#### [Dataset]
──────────

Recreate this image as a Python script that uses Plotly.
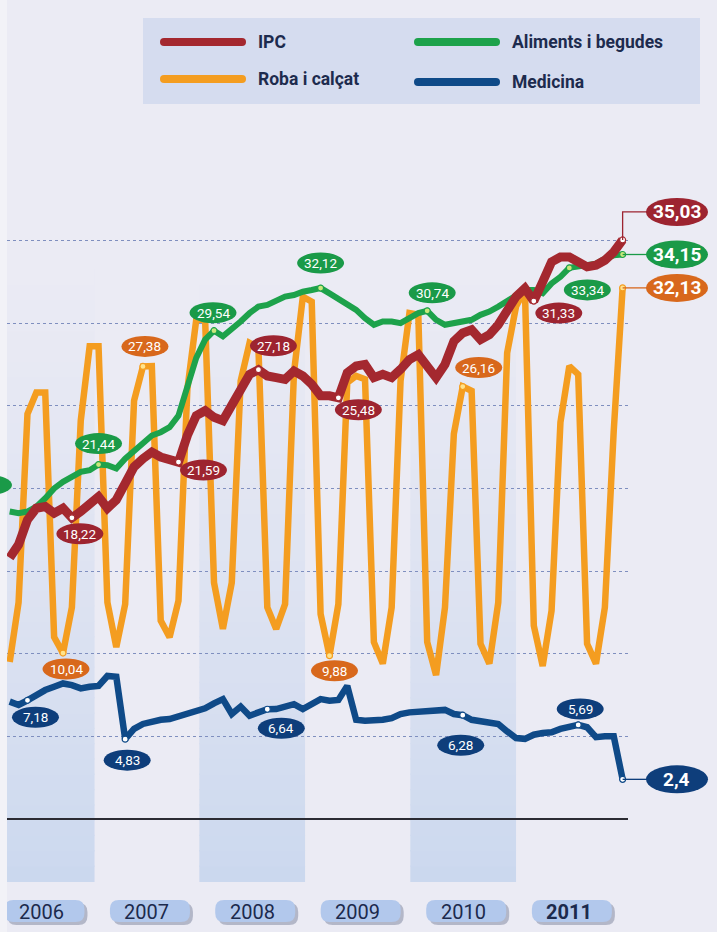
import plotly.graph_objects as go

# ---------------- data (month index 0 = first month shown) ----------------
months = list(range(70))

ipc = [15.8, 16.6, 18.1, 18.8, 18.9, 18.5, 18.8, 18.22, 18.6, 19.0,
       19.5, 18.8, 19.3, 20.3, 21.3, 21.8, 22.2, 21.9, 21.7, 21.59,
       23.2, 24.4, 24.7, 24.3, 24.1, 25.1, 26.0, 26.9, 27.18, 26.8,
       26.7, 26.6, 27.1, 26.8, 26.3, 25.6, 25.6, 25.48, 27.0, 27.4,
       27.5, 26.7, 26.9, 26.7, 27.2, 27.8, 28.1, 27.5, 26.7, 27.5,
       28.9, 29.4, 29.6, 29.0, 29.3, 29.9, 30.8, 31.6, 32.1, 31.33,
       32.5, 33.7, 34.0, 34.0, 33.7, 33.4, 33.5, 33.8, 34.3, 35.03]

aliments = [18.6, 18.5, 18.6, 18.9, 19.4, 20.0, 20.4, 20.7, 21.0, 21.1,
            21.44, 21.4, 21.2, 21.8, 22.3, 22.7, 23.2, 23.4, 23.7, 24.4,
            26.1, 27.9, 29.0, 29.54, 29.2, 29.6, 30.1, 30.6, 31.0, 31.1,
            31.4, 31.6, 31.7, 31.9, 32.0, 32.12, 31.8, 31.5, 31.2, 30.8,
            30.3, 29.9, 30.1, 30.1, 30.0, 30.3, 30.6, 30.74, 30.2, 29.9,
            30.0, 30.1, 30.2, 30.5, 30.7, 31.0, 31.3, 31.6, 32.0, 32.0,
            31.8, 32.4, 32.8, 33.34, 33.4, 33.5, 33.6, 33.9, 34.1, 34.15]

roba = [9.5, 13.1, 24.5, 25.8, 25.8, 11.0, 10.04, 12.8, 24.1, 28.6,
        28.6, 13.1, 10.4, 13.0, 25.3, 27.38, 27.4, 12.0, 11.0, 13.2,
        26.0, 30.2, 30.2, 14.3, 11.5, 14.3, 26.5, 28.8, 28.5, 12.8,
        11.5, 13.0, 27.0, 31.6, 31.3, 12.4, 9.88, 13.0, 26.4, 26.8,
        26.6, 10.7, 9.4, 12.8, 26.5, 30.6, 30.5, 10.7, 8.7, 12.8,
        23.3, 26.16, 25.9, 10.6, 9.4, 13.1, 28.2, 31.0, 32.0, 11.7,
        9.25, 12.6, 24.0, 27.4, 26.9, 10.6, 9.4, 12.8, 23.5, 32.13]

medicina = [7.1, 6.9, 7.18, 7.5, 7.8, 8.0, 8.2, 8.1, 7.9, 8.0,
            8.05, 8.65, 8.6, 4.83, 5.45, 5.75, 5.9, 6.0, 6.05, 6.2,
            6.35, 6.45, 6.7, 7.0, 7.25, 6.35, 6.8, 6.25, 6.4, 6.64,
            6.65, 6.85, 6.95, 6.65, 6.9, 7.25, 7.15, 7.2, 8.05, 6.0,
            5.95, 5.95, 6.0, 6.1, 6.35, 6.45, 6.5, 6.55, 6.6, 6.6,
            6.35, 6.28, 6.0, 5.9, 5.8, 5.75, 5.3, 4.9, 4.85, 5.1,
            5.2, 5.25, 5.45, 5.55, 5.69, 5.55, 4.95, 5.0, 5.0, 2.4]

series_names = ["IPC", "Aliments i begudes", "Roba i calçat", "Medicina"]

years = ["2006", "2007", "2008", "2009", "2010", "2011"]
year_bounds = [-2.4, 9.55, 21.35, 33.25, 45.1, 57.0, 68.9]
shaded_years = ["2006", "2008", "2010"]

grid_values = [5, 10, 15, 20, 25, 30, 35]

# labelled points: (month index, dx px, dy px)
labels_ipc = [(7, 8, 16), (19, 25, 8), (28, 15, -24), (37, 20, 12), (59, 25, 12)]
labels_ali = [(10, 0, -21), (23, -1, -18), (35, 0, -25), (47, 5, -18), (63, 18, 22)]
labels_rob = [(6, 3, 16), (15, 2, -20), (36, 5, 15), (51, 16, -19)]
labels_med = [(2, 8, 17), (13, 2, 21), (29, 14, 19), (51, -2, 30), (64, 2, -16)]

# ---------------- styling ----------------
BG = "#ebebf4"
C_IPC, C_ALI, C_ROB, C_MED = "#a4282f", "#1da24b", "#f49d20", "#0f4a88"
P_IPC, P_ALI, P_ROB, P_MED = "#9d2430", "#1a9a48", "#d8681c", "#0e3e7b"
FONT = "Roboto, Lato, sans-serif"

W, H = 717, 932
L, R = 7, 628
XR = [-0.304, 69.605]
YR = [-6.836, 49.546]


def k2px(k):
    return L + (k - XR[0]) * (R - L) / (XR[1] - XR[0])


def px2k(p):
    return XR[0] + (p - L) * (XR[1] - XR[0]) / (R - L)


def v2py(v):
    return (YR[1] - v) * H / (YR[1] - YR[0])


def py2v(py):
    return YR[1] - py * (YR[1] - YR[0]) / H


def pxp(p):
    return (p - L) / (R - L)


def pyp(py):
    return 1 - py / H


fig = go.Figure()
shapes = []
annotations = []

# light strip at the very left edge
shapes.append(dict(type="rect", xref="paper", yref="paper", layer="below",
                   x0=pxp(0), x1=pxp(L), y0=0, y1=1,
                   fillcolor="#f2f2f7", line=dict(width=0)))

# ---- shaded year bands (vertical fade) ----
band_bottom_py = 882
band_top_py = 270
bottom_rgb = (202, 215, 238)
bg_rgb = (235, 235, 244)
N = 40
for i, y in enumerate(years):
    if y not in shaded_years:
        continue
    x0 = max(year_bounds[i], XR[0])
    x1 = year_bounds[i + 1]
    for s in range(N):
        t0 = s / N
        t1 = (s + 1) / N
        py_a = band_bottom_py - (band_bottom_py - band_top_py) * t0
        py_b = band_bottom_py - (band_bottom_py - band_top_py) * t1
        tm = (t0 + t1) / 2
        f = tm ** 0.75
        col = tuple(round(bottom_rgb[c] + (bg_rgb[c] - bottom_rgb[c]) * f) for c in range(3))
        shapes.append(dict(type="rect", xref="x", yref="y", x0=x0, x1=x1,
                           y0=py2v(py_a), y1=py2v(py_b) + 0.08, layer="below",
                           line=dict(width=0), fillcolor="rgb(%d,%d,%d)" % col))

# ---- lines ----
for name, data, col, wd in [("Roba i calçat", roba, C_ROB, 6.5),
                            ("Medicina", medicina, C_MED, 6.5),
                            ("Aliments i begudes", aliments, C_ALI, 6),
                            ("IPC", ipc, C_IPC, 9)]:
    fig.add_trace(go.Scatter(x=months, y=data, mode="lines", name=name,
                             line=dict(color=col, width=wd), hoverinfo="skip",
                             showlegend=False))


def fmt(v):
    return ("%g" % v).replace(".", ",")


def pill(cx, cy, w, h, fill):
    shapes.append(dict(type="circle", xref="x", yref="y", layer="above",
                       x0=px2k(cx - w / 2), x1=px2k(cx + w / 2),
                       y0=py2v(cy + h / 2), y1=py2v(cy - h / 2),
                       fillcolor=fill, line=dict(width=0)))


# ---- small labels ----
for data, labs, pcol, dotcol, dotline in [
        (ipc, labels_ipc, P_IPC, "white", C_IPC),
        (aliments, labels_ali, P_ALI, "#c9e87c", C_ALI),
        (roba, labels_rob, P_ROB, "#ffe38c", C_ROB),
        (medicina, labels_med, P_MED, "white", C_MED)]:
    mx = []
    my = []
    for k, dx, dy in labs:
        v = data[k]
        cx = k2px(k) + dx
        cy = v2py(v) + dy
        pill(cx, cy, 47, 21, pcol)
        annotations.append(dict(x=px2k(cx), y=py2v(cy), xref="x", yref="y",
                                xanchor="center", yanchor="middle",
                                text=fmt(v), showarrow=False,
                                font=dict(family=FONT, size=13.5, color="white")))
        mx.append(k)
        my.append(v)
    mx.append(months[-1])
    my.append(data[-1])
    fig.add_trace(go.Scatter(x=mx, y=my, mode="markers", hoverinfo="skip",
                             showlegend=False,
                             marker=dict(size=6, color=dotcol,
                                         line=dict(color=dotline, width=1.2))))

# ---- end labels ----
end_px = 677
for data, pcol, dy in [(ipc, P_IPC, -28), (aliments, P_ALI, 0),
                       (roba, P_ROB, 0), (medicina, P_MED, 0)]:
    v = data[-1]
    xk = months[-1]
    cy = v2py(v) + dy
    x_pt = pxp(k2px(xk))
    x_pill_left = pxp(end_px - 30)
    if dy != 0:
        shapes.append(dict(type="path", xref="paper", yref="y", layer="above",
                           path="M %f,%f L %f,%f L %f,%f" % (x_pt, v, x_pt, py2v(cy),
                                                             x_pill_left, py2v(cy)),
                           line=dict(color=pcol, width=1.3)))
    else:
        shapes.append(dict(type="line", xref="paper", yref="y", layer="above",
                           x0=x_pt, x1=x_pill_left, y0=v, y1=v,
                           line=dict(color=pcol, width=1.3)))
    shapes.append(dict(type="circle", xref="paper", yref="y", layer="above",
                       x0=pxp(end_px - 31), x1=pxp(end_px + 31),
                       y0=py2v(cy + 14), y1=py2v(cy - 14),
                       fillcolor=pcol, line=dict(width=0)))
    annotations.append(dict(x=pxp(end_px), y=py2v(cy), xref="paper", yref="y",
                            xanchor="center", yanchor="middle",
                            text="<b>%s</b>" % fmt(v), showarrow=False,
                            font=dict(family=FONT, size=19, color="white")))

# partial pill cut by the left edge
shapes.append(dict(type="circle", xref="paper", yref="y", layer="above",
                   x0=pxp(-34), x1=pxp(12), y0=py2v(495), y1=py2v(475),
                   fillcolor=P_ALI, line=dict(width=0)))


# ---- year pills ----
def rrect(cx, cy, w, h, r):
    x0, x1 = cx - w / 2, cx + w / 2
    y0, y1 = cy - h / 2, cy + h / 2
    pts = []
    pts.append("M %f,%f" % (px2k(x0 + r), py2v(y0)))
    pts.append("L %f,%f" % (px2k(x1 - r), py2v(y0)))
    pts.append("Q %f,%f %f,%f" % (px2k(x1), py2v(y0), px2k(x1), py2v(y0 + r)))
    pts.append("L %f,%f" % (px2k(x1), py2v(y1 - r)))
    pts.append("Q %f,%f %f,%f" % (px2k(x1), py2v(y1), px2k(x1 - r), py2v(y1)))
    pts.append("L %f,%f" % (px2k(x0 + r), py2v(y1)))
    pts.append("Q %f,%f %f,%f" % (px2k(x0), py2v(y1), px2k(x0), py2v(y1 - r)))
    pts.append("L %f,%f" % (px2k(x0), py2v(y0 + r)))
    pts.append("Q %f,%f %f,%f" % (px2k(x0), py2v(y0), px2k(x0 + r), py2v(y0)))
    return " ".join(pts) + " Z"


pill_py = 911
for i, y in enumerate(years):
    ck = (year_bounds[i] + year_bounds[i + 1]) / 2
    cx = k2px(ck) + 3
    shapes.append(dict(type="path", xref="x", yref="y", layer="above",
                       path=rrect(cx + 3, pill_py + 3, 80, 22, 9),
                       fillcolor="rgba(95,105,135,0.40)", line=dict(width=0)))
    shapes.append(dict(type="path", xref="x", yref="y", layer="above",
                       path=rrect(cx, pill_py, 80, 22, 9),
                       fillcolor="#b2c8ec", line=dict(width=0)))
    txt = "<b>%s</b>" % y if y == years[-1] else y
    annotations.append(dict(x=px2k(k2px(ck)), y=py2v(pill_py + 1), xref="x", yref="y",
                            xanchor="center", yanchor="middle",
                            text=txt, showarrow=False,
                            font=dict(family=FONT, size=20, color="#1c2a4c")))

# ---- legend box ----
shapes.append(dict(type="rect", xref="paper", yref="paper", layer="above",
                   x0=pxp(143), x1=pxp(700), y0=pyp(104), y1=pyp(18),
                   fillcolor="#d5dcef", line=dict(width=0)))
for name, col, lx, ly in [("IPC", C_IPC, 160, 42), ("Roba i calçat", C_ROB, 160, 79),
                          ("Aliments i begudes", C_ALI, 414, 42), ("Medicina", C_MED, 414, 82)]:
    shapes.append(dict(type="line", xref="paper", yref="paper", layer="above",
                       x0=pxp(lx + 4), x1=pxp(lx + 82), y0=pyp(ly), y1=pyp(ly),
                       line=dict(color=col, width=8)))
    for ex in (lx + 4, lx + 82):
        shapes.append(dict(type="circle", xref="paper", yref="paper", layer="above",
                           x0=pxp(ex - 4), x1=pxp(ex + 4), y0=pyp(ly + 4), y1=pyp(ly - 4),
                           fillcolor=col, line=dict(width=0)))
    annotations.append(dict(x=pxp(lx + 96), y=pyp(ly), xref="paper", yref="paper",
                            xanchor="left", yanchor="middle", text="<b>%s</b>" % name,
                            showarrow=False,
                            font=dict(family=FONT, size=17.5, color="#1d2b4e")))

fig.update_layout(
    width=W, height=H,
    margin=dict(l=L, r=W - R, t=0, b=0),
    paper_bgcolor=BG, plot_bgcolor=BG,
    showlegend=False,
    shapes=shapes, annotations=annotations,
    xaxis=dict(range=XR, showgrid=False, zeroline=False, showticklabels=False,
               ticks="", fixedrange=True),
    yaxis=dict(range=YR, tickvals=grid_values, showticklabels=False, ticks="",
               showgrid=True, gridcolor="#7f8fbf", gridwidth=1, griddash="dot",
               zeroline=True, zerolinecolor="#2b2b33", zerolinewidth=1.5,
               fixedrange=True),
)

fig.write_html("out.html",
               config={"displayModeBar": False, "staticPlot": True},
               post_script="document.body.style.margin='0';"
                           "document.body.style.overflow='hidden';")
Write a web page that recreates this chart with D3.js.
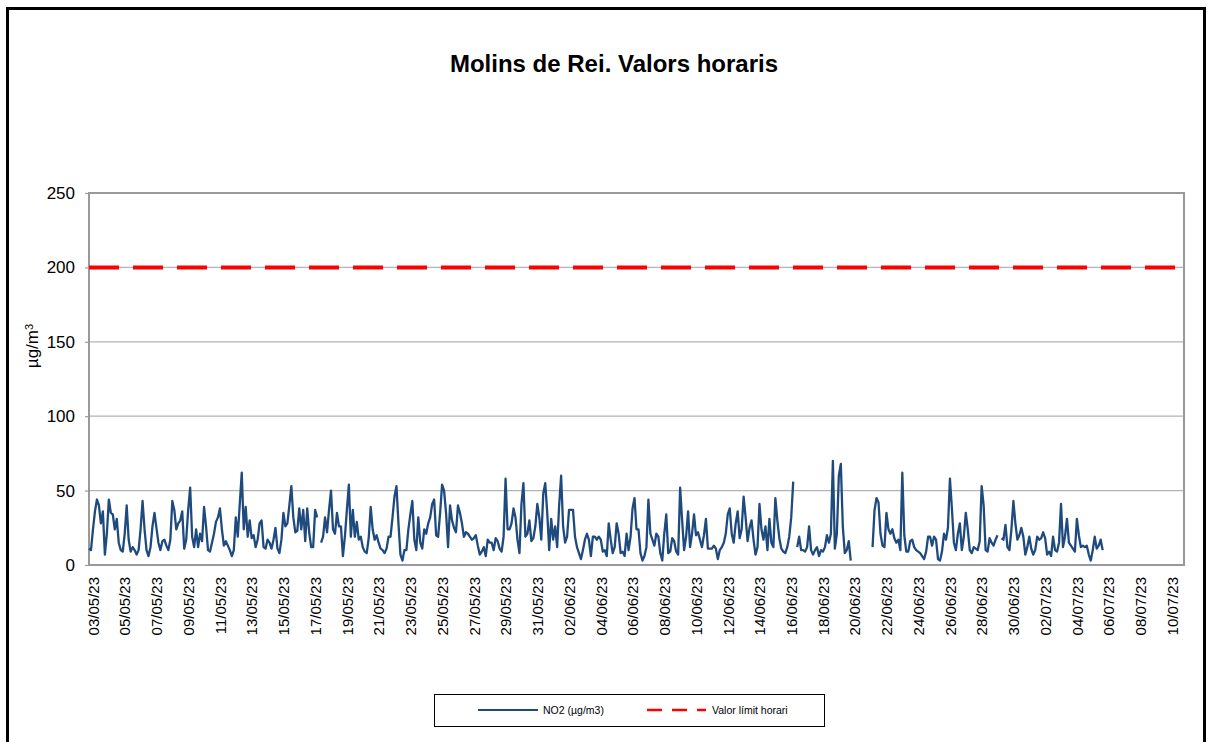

──────────

#### [Exercise prompt]
Only lines belong in the copy: transcribe those from the start of the data through the line that contains "31.8, 32.4, 32.8, 33.34, 33.4, 33.5, 33.6, 33.9, 34.1, 34.15]", and skip the pictures.

#### [Output of the task]
Recreate this image as a Python script that uses Plotly.
import plotly.graph_objects as go

# ---------------- data (month index 0 = first month shown) ----------------
months = list(range(70))

ipc = [15.8, 16.6, 18.1, 18.8, 18.9, 18.5, 18.8, 18.22, 18.6, 19.0,
       19.5, 18.8, 19.3, 20.3, 21.3, 21.8, 22.2, 21.9, 21.7, 21.59,
       23.2, 24.4, 24.7, 24.3, 24.1, 25.1, 26.0, 26.9, 27.18, 26.8,
       26.7, 26.6, 27.1, 26.8, 26.3, 25.6, 25.6, 25.48, 27.0, 27.4,
       27.5, 26.7, 26.9, 26.7, 27.2, 27.8, 28.1, 27.5, 26.7, 27.5,
       28.9, 29.4, 29.6, 29.0, 29.3, 29.9, 30.8, 31.6, 32.1, 31.33,
       32.5, 33.7, 34.0, 34.0, 33.7, 33.4, 33.5, 33.8, 34.3, 35.03]

aliments = [18.6, 18.5, 18.6, 18.9, 19.4, 20.0, 20.4, 20.7, 21.0, 21.1,
            21.44, 21.4, 21.2, 21.8, 22.3, 22.7, 23.2, 23.4, 23.7, 24.4,
            26.1, 27.9, 29.0, 29.54, 29.2, 29.6, 30.1, 30.6, 31.0, 31.1,
            31.4, 31.6, 31.7, 31.9, 32.0, 32.12, 31.8, 31.5, 31.2, 30.8,
            30.3, 29.9, 30.1, 30.1, 30.0, 30.3, 30.6, 30.74, 30.2, 29.9,
            30.0, 30.1, 30.2, 30.5, 30.7, 31.0, 31.3, 31.6, 32.0, 32.0,
            31.8, 32.4, 32.8, 33.34, 33.4, 33.5, 33.6, 33.9, 34.1, 34.15]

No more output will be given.